E.g. re.match vs re.compile('').match - Top-level functions of re.module should support the string indexing pos/endpos arguments · Issue #113304 · python/cpython · GitHub.

  1. At first I was annoyed and confused why these aren’t consistent.
  2. Then I got used to compiling when I need these.
  3. By now I just compile pretty much everything to enjoy smooth sailing.

Oh yeah, forgot about that…

Yeah, adding arguments should be trivial in that matter.

It might actually be too late to add more arguments to such functions, but it’s worth to give it a try anyways, no?

The code you shared does make more sense with del, now that I think about it.

1 Like

I am mildly surprised that it is so much faster than using itertools.repeat.

import itertools
global_fill = [0] * 100_000
seq = [1] * 100_000
n = len(seq)
%timeit seq[:] = [0] * n                # 220 µs
%timeit seq[:] = global_fill[:n]        # 266 µs
%timeit seq[:] = itertools.repeat(0, n) # 435 µs

However, it seems to be slightly slower than current standard solution, which does not require keeping global list. Not to mention the fact that you might need many such global lists for each fill value.


I don’t think any of the current solutions can beat potential seq.fill.

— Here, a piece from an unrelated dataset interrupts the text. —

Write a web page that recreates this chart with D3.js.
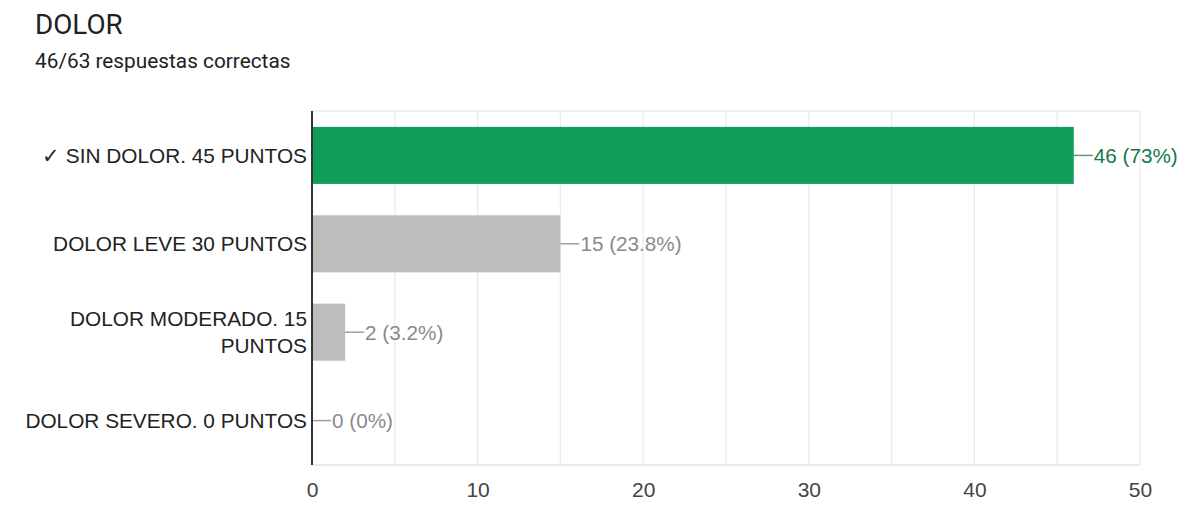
<!DOCTYPE html>
<html>
<head>
<meta charset="utf-8">
<script src="https://cdn.jsdelivr.net/npm/d3@7"></script>
<style>
  body { margin: 0; background: #fff; }
  svg { display: block; }
</style>
</head>
<body>
<svg id="chart" width="1195" height="529"></svg>
<script>
const title = 'DOLOR';
const subtitle = '46/63 respuestas correctas';
const categories = [
  '✓ SIN DOLOR. 45 PUNTOS',
  'DOLOR LEVE 30 PUNTOS',
  'DOLOR MODERADO. 15 PUNTOS',
  'DOLOR SEVERO. 0 PUNTOS',
];
const counts = [46, 15, 2, 0];
const percents = ['73%', '23.8%', '3.2%', '0%'];
const isCorrect = [true, false, false, false];
const xTicks = [0, 10, 20, 30, 40, 50];
const gridValues = [0, 5, 10, 15, 20, 25, 30, 35, 40, 45, 50];

const data = categories.map((c, i) => ({
  label: c,
  count: counts[i],
  pct: percents[i],
  correct: isCorrect[i],
}));

const margin = { top: 111, right: 55, bottom: 64, left: 312 };
const W = 1195, H = 529;
const width = W - margin.left - margin.right;
const height = H - margin.top - margin.bottom;

const svg = d3.select('#chart');
const labelFont = '"Liberation Sans", Arial, sans-serif';
const labelSize = 20.8;

// Header
svg.append('text')
  .attr('x', 35).attr('y', 34)
  .attr('font-family', 'Roboto, sans-serif')
  .attr('font-size', 27.8)
  .attr('fill', '#202124')
  .text(title);
svg.append('text')
  .attr('x', 35).attr('y', 68)
  .attr('font-family', 'Roboto, sans-serif')
  .attr('font-size', 20.8)
  .attr('fill', '#202124')
  .text(subtitle);

const xScale = d3.scaleLinear().domain([0, 50]).range([0, width]);
const yScale = d3.scaleBand()
  .domain(categories)
  .range([0, height])
  .paddingInner(0.355)
  .paddingOuter(0.18);

const chart = svg.append('g')
  .attr('transform', `translate(${margin.left},${margin.top})`);

// Gridlines
chart.append('g')
  .selectAll('line')
  .data(gridValues)
  .join('line')
  .attr('x1', (d) => xScale(d)).attr('x2', (d) => xScale(d))
  .attr('y1', 0).attr('y2', height)
  .attr('stroke', '#ebebeb')
  .attr('stroke-width', 1.3);
chart.append('line')
  .attr('x1', 0).attr('x2', width)
  .attr('y1', 0).attr('y2', 0)
  .attr('stroke', '#ebebeb').attr('stroke-width', 1.3);
chart.append('line')
  .attr('x1', 0).attr('x2', width)
  .attr('y1', height).attr('y2', height)
  .attr('stroke', '#e3e3e3').attr('stroke-width', 1.5);

// Bars
chart.append('g')
  .selectAll('rect')
  .data(data)
  .join('rect')
  .attr('x', 0)
  .attr('y', (d) => yScale(d.label))
  .attr('width', (d) => xScale(d.count))
  .attr('height', yScale.bandwidth())
  .attr('fill', (d) => (d.correct ? '#0f9d58' : '#bdbdbd'));

// Value labels with leader line
const valueG = chart.append('g')
  .selectAll('g')
  .data(data)
  .join('g')
  .attr('transform', (d) =>
    `translate(${xScale(d.count)},${yScale(d.label) + yScale.bandwidth() / 2})`);
valueG.append('line')
  .attr('x1', 0).attr('x2', 19)
  .attr('y1', 0).attr('y2', 0)
  .attr('stroke', (d) => (d.correct ? '#5f8f74' : '#9a9a9a'))
  .attr('stroke-width', 1.4);
valueG.append('text')
  .attr('x', 20)
  .attr('dy', '0.36em')
  .attr('font-family', labelFont)
  .attr('font-size', 20.7)
  .attr('fill', (d) => (d.correct ? '#137a4a' : '#8a8a8a'))
  .text((d) => `${d.count} (${d.pct})`);

// Y axis line
chart.append('line')
  .attr('x1', 0).attr('x2', 0)
  .attr('y1', 0).attr('y2', height)
  .attr('stroke', '#333')
  .attr('stroke-width', 2);

// Category labels (wrapped)
const catG = chart.append('g');
function wrapLines(text, maxWidth) {
  const probe = catG.append('text')
    .attr('font-family', labelFont)
    .attr('font-size', labelSize);
  const words = text.split(' ');
  const lines = [];
  let line = [];
  words.forEach((w) => {
    line.push(w);
    probe.text(line.join(' '));
    if (probe.node().getComputedTextLength() > maxWidth && line.length > 1) {
      line.pop();
      lines.push(line.join(' '));
      line = [w];
    }
  });
  lines.push(line.join(' '));
  probe.remove();
  return lines;
}

data.forEach((d) => {
  const lines = wrapLines(d.label, 292);
  const lh = 27;
  const cy = yScale(d.label) + yScale.bandwidth() / 2;
  const t = catG.append('text')
    .attr('text-anchor', 'end')
    .attr('font-family', labelFont)
    .attr('font-size', labelSize)
    .attr('fill', '#222');
  lines.forEach((l, i) => {
    t.append('tspan')
      .attr('x', -5)
      .attr('y', cy + 7.5 + (i - (lines.length - 1) / 2) * lh)
      .text(l);
  });
});

// X axis
const xAxis = d3.axisBottom(xScale).tickValues(xTicks).tickSize(0).tickPadding(17);
const xAxisG = chart.append('g')
  .attr('transform', `translate(0,${height})`)
  .call(xAxis);
xAxisG.select('.domain').remove();
xAxisG.selectAll('text')
  .attr('font-family', labelFont)
  .attr('font-size', 21)
  .attr('fill', '#444');
</script>
</body>
</html>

%timeit fill(seq, 0)               #  90 µs

There is one possible alternative, which would not bloat sequence method list (and instead bloat builtin (or some other low level) namespace :)), while keeping same performance and have start / stop implicitly:

class Scalar:
    def __init__(self, value):
        self.value = value

seq[slice] = Scalar(0)

# E.g.:
a = [1] * 10
a[2:9] = Scalar([])
print(a)
# [1, [], [], [], [], [], [], [], [], [], 1]

This could be fairly useful primitive in sequence space in general.